Required task –
Scan the listing that follows and report how many lines contain "diagram". Write the number alone.

Input material –
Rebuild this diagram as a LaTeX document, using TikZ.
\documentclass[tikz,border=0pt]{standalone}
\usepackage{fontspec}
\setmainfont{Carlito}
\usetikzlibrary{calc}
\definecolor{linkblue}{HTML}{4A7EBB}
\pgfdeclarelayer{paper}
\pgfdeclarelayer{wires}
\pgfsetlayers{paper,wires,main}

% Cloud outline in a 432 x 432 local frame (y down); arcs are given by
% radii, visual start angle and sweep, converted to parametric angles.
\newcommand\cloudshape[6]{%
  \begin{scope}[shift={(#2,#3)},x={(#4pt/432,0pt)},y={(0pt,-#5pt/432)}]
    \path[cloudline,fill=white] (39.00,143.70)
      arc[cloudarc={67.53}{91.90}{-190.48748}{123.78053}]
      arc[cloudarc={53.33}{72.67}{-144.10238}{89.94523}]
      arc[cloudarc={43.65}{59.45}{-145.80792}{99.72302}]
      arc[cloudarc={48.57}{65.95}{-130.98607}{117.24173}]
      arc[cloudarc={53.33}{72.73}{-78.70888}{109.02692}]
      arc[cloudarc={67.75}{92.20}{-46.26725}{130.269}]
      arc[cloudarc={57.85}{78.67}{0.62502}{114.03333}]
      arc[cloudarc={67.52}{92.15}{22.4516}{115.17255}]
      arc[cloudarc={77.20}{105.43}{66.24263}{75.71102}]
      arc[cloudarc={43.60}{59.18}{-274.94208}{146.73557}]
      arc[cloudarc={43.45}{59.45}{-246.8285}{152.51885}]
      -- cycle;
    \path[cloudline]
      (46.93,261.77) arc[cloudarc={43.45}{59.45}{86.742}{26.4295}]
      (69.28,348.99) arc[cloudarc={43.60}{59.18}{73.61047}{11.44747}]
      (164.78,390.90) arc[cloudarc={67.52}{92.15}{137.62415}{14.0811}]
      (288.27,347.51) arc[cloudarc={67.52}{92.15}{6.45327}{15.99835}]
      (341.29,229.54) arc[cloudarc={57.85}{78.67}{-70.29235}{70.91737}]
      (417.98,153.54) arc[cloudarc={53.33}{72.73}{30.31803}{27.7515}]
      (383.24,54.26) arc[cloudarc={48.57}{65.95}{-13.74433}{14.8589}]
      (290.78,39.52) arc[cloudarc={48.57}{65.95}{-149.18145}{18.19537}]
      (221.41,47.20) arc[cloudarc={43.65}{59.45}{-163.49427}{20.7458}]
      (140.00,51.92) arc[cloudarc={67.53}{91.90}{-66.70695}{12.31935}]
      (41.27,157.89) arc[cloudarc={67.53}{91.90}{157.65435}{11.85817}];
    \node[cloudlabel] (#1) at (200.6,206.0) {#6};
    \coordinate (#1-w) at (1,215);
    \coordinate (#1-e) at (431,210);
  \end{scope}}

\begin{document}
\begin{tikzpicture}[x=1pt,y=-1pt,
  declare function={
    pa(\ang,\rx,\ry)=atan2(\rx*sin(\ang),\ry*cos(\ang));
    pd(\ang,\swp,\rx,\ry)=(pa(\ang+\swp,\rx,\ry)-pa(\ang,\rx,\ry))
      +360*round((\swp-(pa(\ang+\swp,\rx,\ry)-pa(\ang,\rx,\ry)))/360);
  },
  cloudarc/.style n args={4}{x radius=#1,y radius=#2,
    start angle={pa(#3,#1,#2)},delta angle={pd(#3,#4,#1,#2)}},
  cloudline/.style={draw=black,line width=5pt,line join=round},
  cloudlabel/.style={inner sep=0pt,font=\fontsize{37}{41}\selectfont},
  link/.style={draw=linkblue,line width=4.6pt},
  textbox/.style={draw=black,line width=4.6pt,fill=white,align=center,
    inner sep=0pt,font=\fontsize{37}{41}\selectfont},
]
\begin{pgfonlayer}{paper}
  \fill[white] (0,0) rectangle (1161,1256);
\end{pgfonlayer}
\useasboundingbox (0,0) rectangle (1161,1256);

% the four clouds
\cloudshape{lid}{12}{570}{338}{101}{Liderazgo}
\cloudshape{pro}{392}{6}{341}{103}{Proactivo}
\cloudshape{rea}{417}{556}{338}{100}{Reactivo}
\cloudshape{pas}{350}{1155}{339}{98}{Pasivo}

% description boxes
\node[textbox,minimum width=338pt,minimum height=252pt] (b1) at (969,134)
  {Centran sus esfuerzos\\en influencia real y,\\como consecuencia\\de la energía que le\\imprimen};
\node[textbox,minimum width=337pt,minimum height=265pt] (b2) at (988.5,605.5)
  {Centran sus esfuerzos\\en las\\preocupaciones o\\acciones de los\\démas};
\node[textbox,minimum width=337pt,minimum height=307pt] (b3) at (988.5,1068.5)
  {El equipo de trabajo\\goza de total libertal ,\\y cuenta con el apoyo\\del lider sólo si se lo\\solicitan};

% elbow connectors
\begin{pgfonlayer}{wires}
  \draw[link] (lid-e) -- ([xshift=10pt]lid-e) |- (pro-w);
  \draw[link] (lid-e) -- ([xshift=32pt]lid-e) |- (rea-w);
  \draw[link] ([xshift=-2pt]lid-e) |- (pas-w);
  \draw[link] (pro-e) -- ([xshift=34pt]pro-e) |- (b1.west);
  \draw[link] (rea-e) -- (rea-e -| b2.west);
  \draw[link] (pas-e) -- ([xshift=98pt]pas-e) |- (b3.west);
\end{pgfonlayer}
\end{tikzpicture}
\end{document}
--
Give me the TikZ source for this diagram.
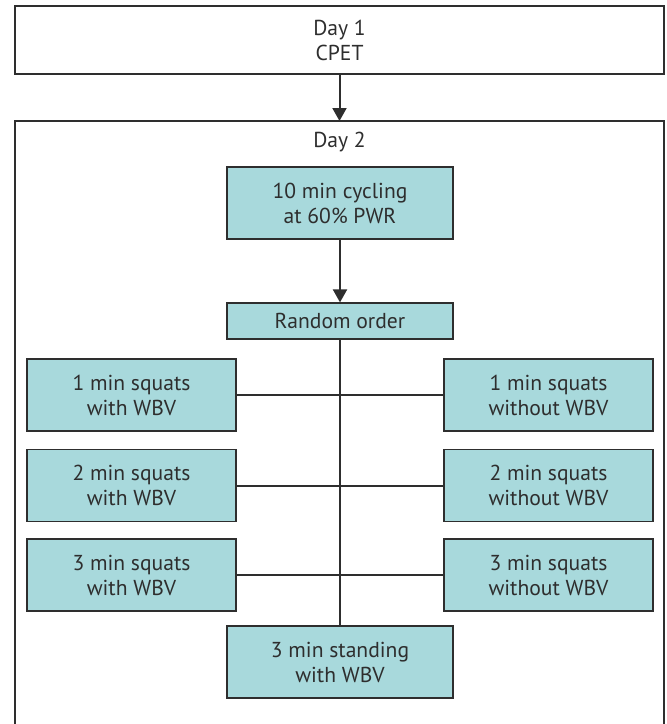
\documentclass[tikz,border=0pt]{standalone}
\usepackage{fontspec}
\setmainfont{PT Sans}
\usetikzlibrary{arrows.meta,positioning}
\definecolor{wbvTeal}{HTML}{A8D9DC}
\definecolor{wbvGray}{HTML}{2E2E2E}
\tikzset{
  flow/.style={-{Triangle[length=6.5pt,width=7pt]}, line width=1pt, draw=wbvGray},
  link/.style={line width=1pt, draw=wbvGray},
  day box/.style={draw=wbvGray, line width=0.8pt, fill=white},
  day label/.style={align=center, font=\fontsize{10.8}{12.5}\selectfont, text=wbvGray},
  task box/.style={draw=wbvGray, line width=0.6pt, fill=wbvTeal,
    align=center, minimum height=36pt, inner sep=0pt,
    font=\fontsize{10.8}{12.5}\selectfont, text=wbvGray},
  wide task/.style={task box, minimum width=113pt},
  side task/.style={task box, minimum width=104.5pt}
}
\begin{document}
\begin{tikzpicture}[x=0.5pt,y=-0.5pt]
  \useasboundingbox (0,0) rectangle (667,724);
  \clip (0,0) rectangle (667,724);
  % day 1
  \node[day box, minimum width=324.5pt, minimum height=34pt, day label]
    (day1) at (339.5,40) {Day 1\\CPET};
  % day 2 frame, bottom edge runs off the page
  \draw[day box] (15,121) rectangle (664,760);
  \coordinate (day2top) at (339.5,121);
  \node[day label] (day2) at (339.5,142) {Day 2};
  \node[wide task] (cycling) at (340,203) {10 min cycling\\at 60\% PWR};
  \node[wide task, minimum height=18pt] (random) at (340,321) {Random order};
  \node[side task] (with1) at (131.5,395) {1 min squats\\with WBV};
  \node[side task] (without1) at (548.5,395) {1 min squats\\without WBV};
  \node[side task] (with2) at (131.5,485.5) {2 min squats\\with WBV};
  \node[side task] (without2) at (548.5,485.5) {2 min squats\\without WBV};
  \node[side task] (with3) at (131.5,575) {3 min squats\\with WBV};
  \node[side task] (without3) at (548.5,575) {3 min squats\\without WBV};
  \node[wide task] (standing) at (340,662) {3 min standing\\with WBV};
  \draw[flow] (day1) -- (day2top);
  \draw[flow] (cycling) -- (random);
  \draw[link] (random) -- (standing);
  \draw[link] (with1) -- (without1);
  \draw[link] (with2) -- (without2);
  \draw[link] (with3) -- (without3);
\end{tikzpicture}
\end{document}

Answer –
2